2 confronting the world

Whereas the previous principle occurs even before you get the prototype working (the confrontations may occur before anything is really made), this principle fits the basics of empirical research: you’ve got to make it work. Even though your theory might state that something is ‘strong’, ‘fast’, or ‘thin’, making the prototype requires a concrete instantiation: something which is thin is either 1 cm thick or 1 mm thick; something which is fast must arrive within either 1 second or within 1 millisecond. In making such concrete decisions, one can be surprised how many details are just not discussed in the experimental literature.

3 evoking discussion and reflection

The previous two principles take place if the researcher works in a studio, or works hidden away. This one is social, and concerns involving other minds. Prototypes have an evocative quality, easily surpassing theories in books or presentations in powerpoint. They are tangible, hands-on, ‘things’ which speak to the imagination, and allow other people (including other researchers) to engage with it, and discuss it in the language of everyday experience. In Keller’s project, a lot was learnt from the reactions of visiting researchers given a demonstration of the TRI or Cabinet prototypes, and from the many suggestions for improvements given by people who played with it.

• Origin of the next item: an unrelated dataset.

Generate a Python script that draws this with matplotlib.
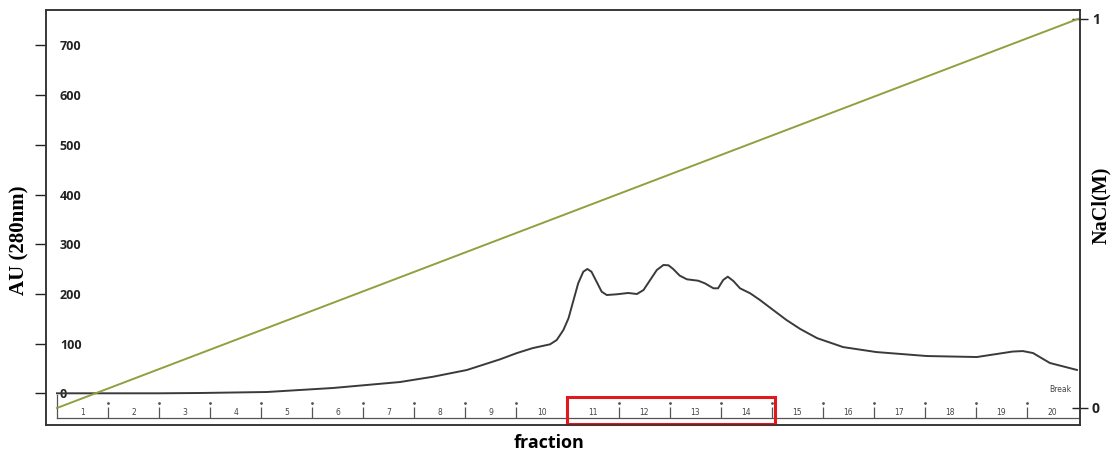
import matplotlib
matplotlib.use("Agg")
import matplotlib.pyplot as plt
from matplotlib.patches import Rectangle

# chromatogram (x in fraction units, y in AU at 280 nm)
elution_frac = [0.0, 1.0, 2.0, 2.80, 4.11, 5.41, 6.72, 7.37, 8.03, 8.68, 9.01, 9.32,
                9.66, 9.79, 9.92, 10.02, 10.11, 10.21, 10.31, 10.39, 10.47, 10.57,
                10.67, 10.77, 10.96, 11.19, 11.36, 11.49, 11.62, 11.75, 11.88,
                11.98, 12.07, 12.20, 12.34, 12.56, 12.69, 12.86, 12.95, 13.05,
                13.14, 13.25, 13.38, 13.58, 13.77, 14.03, 14.29, 14.56, 14.89,
                15.40, 16.05, 17.04, 18.02, 18.53, 18.72, 18.92, 19.12, 19.45, 19.98]
au_280 = [0, 0, 0, 0.6, 2.6, 10.7, 22.7, 33.4, 46.9, 68.4, 81, 91,
          98.6, 107.3, 127.4, 150.9, 184.3, 221.4, 244.7, 250.2, 244.7, 224.6,
          204.5, 197.8, 199.2, 201.9, 199.8, 207.9, 228.0, 248.1, 258.2,
          257.6, 250.2, 236.7, 229.4, 226.6, 221.4, 211.3, 211.3, 228.0,
          234.7, 226.0, 211.3, 201.2, 187.8, 167.6, 147.5, 129.4, 111,
          93, 83, 75, 73, 81, 84, 85, 81, 61, 47]

# linear NaCl gradient
grad_frac = [0, 20]
grad_nacl = [0.0, 1.0]

fractions = list(range(1, 21))
boxed = (10, 14)  # fractions highlighted by the red box (11-14)

au_ticks = [0, 100, 200, 300, 400, 500, 600, 700]
nacl_ticks = [0, 1]

fig = plt.figure(figsize=(11.18, 4.53), dpi=100)
ax = fig.add_axes([46 / 1118, 28 / 453, 1034 / 1118, 415 / 453])
ax.set_xlim(-0.215, 20.04)
ax.set_ylim(-63.8, 771.4)

ax.plot(elution_frac, au_280, color="#3a3a3a", lw=1.4, zorder=3,
        solid_joinstyle="round")

# fraction collector ruler along the bottom
ax.plot([0, 20], [-49.9, -49.9], color="#555555", lw=0.9)
ax.plot([0, 0], [-3, -49.9], color="#555555", lw=0.9)
ax.vlines(fractions[:-1], -27.6, -49.9, color="#555555", lw=0.9)
ax.plot(fractions[:-1], [-19.5] * 19, ls="none", marker=".", ms=2, color="#555555")
for f in fractions:
    ax.text(f - 0.5, -39.6, str(f), fontsize=5.5, color="#444444",
            ha="center", va="center", family="DejaVu Sans")
ax.text(19.65, -1, "Break", fontsize=5.5, color="#444444", ha="center", va="bottom")

ax.add_patch(Rectangle((boxed[0] - 0.01, -61.8), boxed[1] - boxed[0] + 0.07, 54.4,
                       fill=False, ec="#e0191e", lw=2.2, zorder=5, clip_on=False))

ax.set_xticks([])
ax.set_yticks(au_ticks)
ax.set_yticklabels([str(t) for t in au_ticks])
ax.tick_params(axis="y", direction="out", length=8, width=1, pad=-18, labelsize=9,
               colors="#222222")
for lbl in ax.get_yticklabels():
    lbl.set_horizontalalignment("left")
    lbl.set_family("Open Sans")
    lbl.set_fontweight("bold")
for s in ax.spines.values():
    s.set_color("#333333")
    s.set_linewidth(1.1)

ax2 = ax.twinx()
ax2.set_ylim(-0.0437, 1.023)
ax2.plot(grad_frac, grad_nacl, color="#929f3e", lw=1.4, zorder=2)
ax2.set_yticks(nacl_ticks)
ax2.set_yticklabels([str(t) for t in nacl_ticks])
ax2.tick_params(axis="y", direction="inout", length=11, width=1, pad=3, labelsize=10,
                colors="#222222")
for lbl in ax2.get_yticklabels():
    lbl.set_family("Open Sans")
    lbl.set_fontweight("bold")
for s in ax2.spines.values():
    s.set_color("#333333")
    s.set_linewidth(1.1)

fig.text(19 / 1118, 1 - 240 / 453, "AU (280nm)", rotation=90, ha="center", va="center",
         fontsize=15, fontweight="bold", family="Liberation Serif")
fig.text(1101 / 1118, 1 - 205 / 453, "NaCl(M)", rotation=90, ha="center", va="center",
         fontsize=14.5, fontweight="bold", family="Liberation Serif")
fig.text(549 / 1118, 1 - 443 / 453, "fraction", ha="center", va="center",
         fontsize=13, fontweight="bold", family="Open Sans")

fig.savefig("out.png", dpi=100)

This evocative social function may be the most important one in this list, as it concerns not only generation or validation, but also communication of knowledge. In this direction, Morgensen (1992) proposed to speak of ‘provotypes’, objects whose function is not to test or prove, but the provoke reflection, experimentation, and discussion.

4 changing the world

This principle is close to ‘action research’ approaches in the social sciences. The prototype embodies a possible future, and allows this to be explored. It can be used as an intervention in a work practice (as Cabinet was put in design offices, to study how its use of new media techniques affected image collection in practice). In action research methodology, methods have been proposed and developed to document and explain the effects on work practice, and thereby better understand this work practice.

5 testing a theory

This final principle is put last in this list not because it is less important than the others, but because it fits in best with the classic experimental approach to research. A prototype can serve as an embodiment for a hypothesis, realizing the conditions (independent variables) in an experiment. It connects to the observation at the beginning of this paper that researchers were so keen on design students because they were great at producing stimuli. This principle fits well into accepted (psychological) research methods, which makes it much easier to publish the research than the previous four.

Prototypes carrying knowledge

There is a last candidate which is sometimes mentioned, that prototypes are themselves carriers of knowledge. But although it is clear that prototypes can give powerful illustrations of scientific statements, they do not make a statement in themselves. The prototype embodies knowledge only when it is framed within that knowledge. That framing then provides the knowledge, they way in which the prototype is interpreted, which must be made explicit for knowledge to be shared and understood. In itself it is merely a piece of matter, open to interpretation, but not by itself making a statement independent of the interpreter.